OBJECTIVE:
Write out the material exactly, leaving every picture behind.

·····

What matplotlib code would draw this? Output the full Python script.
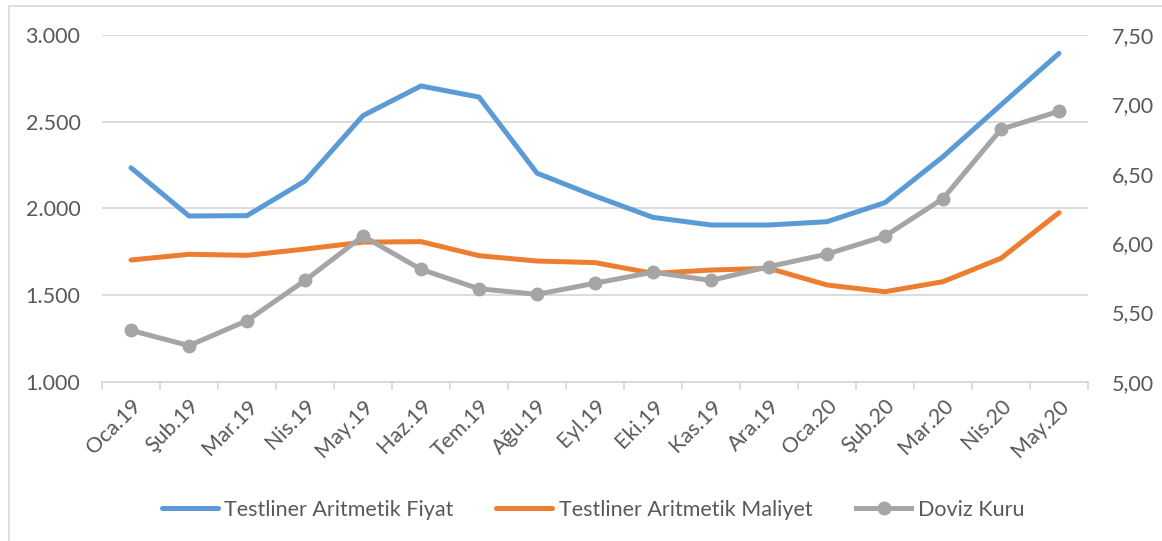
import matplotlib
matplotlib.use("Agg")
import matplotlib.pyplot as plt
from matplotlib.patches import Rectangle

plt.rcParams['font.family'] = ['Lato', 'DejaVu Sans']

months = ["Oca.19", "Şub.19", "Mar.19", "Nis.19", "May.19", "Haz.19", "Tem.19",
          "Ağu.19", "Eyl.19", "Eki.19", "Kas.19", "Ara.19", "Oca.20", "Şub.20",
          "Mar.20", "Nis.20", "May.20"]
fiyat = [2234, 1956, 1958, 2158, 2535, 2706, 2642, 2203, 2071, 1948, 1904,
         1904, 1923, 2033, 2298, 2597, 2894]
maliyet = [1702, 1735, 1729, 1765, 1805, 1808, 1727, 1696, 1687, 1625, 1644,
           1654, 1558, 1519, 1577, 1712, 1975]
doviz = [5.37, 5.26, 5.44, 5.73, 6.05, 5.81, 5.67, 5.63, 5.71, 5.79, 5.73,
         5.83, 5.92, 6.05, 6.32, 6.82, 6.95]

left_ticks = [1000, 1500, 2000, 2500, 3000]
left_labels = ["1.000", "1.500", "2.000", "2.500", "3.000"]
right_ticks = [5.0, 5.5, 6.0, 6.5, 7.0, 7.5]
right_labels = ["5,00", "5,50", "6,00", "6,50", "7,00", "7,50"]

BLUE = "#5B9BD5"
ORANGE = "#ED7D31"
GRAY = "#A5A5A5"
TXT = "#595959"
GRID = "#D9D9D9"
FS = 15.5

W, H = 1162, 541
fig = plt.figure(figsize=(W / 100, H / 100), dpi=100)
fig.patch.set_facecolor("white")

# chart frame (partially cropped)
fig.add_artist(Rectangle((9 / W, -0.05), 1.2, (1 - 6 / H) + 0.05,
                         transform=fig.transFigure, fill=False,
                         edgecolor="#D9D9D9", linewidth=1.2))

ax = fig.add_axes([102 / W, 1 - 381.7 / H, (1088 - 102) / W, (381.7 - 35) / H])
ax2 = ax.twinx()

x = list(range(len(months)))
l1, = ax.plot(x, fiyat, color=BLUE, lw=3.6, solid_capstyle="round",
              solid_joinstyle="round", label="Testliner Aritmetik Fiyat", zorder=3)
l2, = ax.plot(x, maliyet, color=ORANGE, lw=3.6, solid_capstyle="round",
              solid_joinstyle="round", label="Testliner Aritmetik Maliyet", zorder=3)
l3, = ax2.plot(x, doviz, color=GRAY, lw=3.6, marker="o", markersize=9,
               solid_joinstyle="round", label="Doviz Kuru", zorder=3)

ax.set_xlim(-0.5, len(months) - 0.5)
ax.set_ylim(1000, 3000)
ax2.set_ylim(5.0, 7.5)

ax.set_yticks(left_ticks)
ax.set_yticklabels(left_labels)
ax2.set_yticks(right_ticks)
ax2.set_yticklabels(right_labels)

ax.yaxis.grid(True, color=GRID, lw=1.3)
ax.set_axisbelow(True)

for a in (ax, ax2):
    for s in a.spines.values():
        s.set_visible(False)
ax.spines["bottom"].set_visible(True)
ax.spines["bottom"].set_color(GRID)
ax.spines["bottom"].set_linewidth(1.3)

ax.tick_params(axis="y", length=0, labelsize=FS, labelcolor=TXT, pad=15.5)
ax2.tick_params(axis="y", length=0, labelsize=FS, labelcolor=TXT, pad=17)

# category ticks at boundaries
ax.set_xticks([i - 0.5 for i in range(len(months) + 1)], minor=False)
ax.set_xticklabels([""] * (len(months) + 1))
ax.tick_params(axis="x", which="major", length=6, color=GRID, width=1.3)
ax.set_xticks(x, minor=True)
ax.set_xticklabels(months, minor=True, rotation=45, ha="right",
                   rotation_mode="anchor", fontsize=FS, color=TXT)
ax.tick_params(axis="x", which="minor", length=0, pad=10)

leg = fig.legend(handles=[l1, l2, l3], loc="center", ncol=3,
                 bbox_to_anchor=(593 / W, 1 - 510 / H), frameon=False,
                 fontsize=FS, handlelength=2.6, handletextpad=0.3,
                 columnspacing=2.0, labelcolor=TXT)

fig.savefig("out.png", dpi=100)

·····

SOLVED PROBLEM:
What matplotlib code would draw this? Output the full Python script.
import matplotlib
matplotlib.use("Agg")
import matplotlib.pyplot as plt
from matplotlib.patches import Rectangle

plt.rcParams['font.family'] = ['Lato', 'DejaVu Sans']

months = ["Oca.19", "Şub.19", "Mar.19", "Nis.19", "May.19", "Haz.19", "Tem.19",
          "Ağu.19", "Eyl.19", "Eki.19", "Kas.19", "Ara.19", "Oca.20", "Şub.20",
          "Mar.20", "Nis.20", "May.20"]
fiyat = [2234, 1956, 1958, 2158, 2535, 2706, 2642, 2203, 2071, 1948, 1904,
         1904, 1923, 2033, 2298, 2597, 2894]
maliyet = [1702, 1735, 1729, 1765, 1805, 1808, 1727, 1696, 1687, 1625, 1644,
           1654, 1558, 1519, 1577, 1712, 1975]
doviz = [5.37, 5.26, 5.44, 5.73, 6.05, 5.81, 5.67, 5.63, 5.71, 5.79, 5.73,
         5.83, 5.92, 6.05, 6.32, 6.82, 6.95]

left_ticks = [1000, 1500, 2000, 2500, 3000]
left_labels = ["1.000", "1.500", "2.000", "2.500", "3.000"]
right_ticks = [5.0, 5.5, 6.0, 6.5, 7.0, 7.5]
right_labels = ["5,00", "5,50", "6,00", "6,50", "7,00", "7,50"]

BLUE = "#5B9BD5"
ORANGE = "#ED7D31"
GRAY = "#A5A5A5"
TXT = "#595959"
GRID = "#D9D9D9"
FS = 15.5

W, H = 1162, 541
fig = plt.figure(figsize=(W / 100, H / 100), dpi=100)
fig.patch.set_facecolor("white")

# chart frame (partially cropped)
fig.add_artist(Rectangle((9 / W, -0.05), 1.2, (1 - 6 / H) + 0.05,
                         transform=fig.transFigure, fill=False,
                         edgecolor="#D9D9D9", linewidth=1.2))

ax = fig.add_axes([102 / W, 1 - 381.7 / H, (1088 - 102) / W, (381.7 - 35) / H])
ax2 = ax.twinx()

x = list(range(len(months)))
l1, = ax.plot(x, fiyat, color=BLUE, lw=3.6, solid_capstyle="round",
              solid_joinstyle="round", label="Testliner Aritmetik Fiyat", zorder=3)
l2, = ax.plot(x, maliyet, color=ORANGE, lw=3.6, solid_capstyle="round",
              solid_joinstyle="round", label="Testliner Aritmetik Maliyet", zorder=3)
l3, = ax2.plot(x, doviz, color=GRAY, lw=3.6, marker="o", markersize=9,
               solid_joinstyle="round", label="Doviz Kuru", zorder=3)

ax.set_xlim(-0.5, len(months) - 0.5)
ax.set_ylim(1000, 3000)
ax2.set_ylim(5.0, 7.5)

ax.set_yticks(left_ticks)
ax.set_yticklabels(left_labels)
ax2.set_yticks(right_ticks)
ax2.set_yticklabels(right_labels)

ax.yaxis.grid(True, color=GRID, lw=1.3)
ax.set_axisbelow(True)

for a in (ax, ax2):
    for s in a.spines.values():
        s.set_visible(False)
ax.spines["bottom"].set_visible(True)
ax.spines["bottom"].set_color(GRID)
ax.spines["bottom"].set_linewidth(1.3)

ax.tick_params(axis="y", length=0, labelsize=FS, labelcolor=TXT, pad=15.5)
ax2.tick_params(axis="y", length=0, labelsize=FS, labelcolor=TXT, pad=17)

# category ticks at boundaries
ax.set_xticks([i - 0.5 for i in range(len(months) + 1)], minor=False)
ax.set_xticklabels([""] * (len(months) + 1))
ax.tick_params(axis="x", which="major", length=6, color=GRID, width=1.3)
ax.set_xticks(x, minor=True)
ax.set_xticklabels(months, minor=True, rotation=45, ha="right",
                   rotation_mode="anchor", fontsize=FS, color=TXT)
ax.tick_params(axis="x", which="minor", length=0, pad=10)

leg = fig.legend(handles=[l1, l2, l3], loc="center", ncol=3,
                 bbox_to_anchor=(593 / W, 1 - 510 / H), frameon=False,
                 fontsize=FS, handlelength=2.6, handletextpad=0.3,
                 columnspacing=2.0, labelcolor=TXT)

fig.savefig("out.png", dpi=100)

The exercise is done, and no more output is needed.